Joseph L. Sax wrote, "To make wilderness areas more accessible by installing roads there would put the visitor in the wilderness without exposing him to it, and would also intrude upon others' opportunities to experience challenging wild areas." The North Cascades Conservation Council was willing to accept the Ruby Mountain tram because it lay entirely inside the Ross Lake NRA. Ira Spring and James Whittaker favored other trams, demonstrating that conservationists were not of one mind regarding tramways and access. Park Service managers were concerned that once a tramway was built on Ruby Mountain, skiers would pressure the agency to develop a ski area there. Delays due to the projected high cost eventually killed the Ruby Mountain tram proposal.

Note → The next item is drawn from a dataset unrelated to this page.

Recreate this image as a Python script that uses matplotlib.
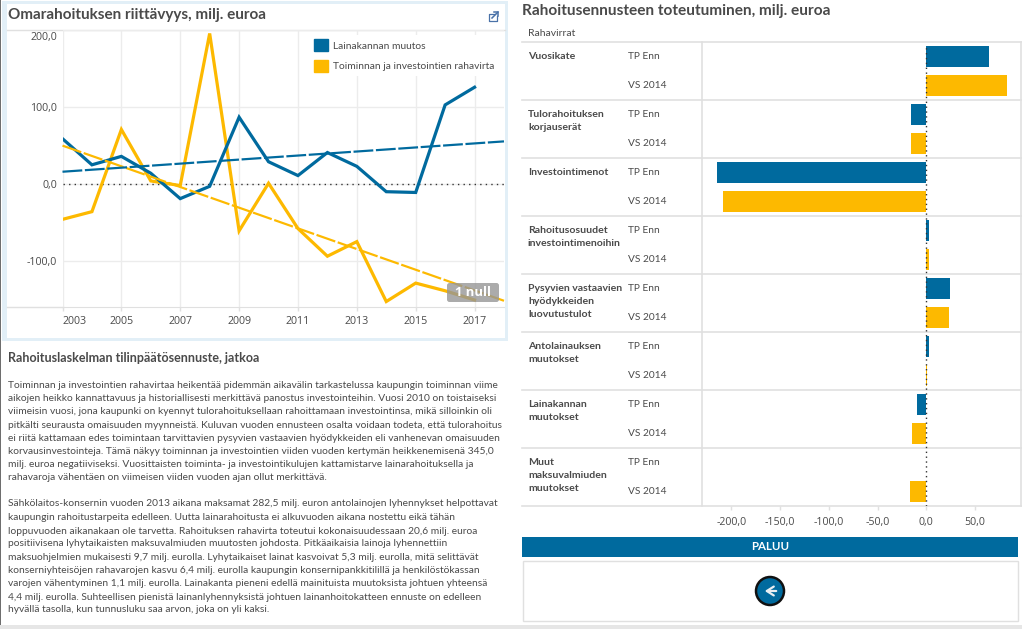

p. 80: The planning task force reached an agreement with Okanogan and Skagit county commissioners to limit commercial development along the Highway 20 corridor near the entrances to the park complex "to avoid creating another West Yellowstone or Estes Park" in gateway towns like Winthrop and Marblemount.

p. 82: The park's first master plan proposed closing the Cascade River road to public traffic at Mineral Park, with shuttle busses running from there to the Valuemine (Boston Basin) access road. Visitors would walk 0.7 miles from there to the parking area end of the road, which would be converted into a small campground. Public opposition killed this idea.

p. 84: The Park Service decided to keep the entire Stehekin River road open to Cottonwood camp. The North Cascades Conservation Council favored closing the road above Bridge Creek to "restore the wildness of the upper valley." When the agency paved the road from the Stehekin landing to Harlequin Bridge in 1973, Grant McConnell and others felt that it changed the character of the Stehekin Valley.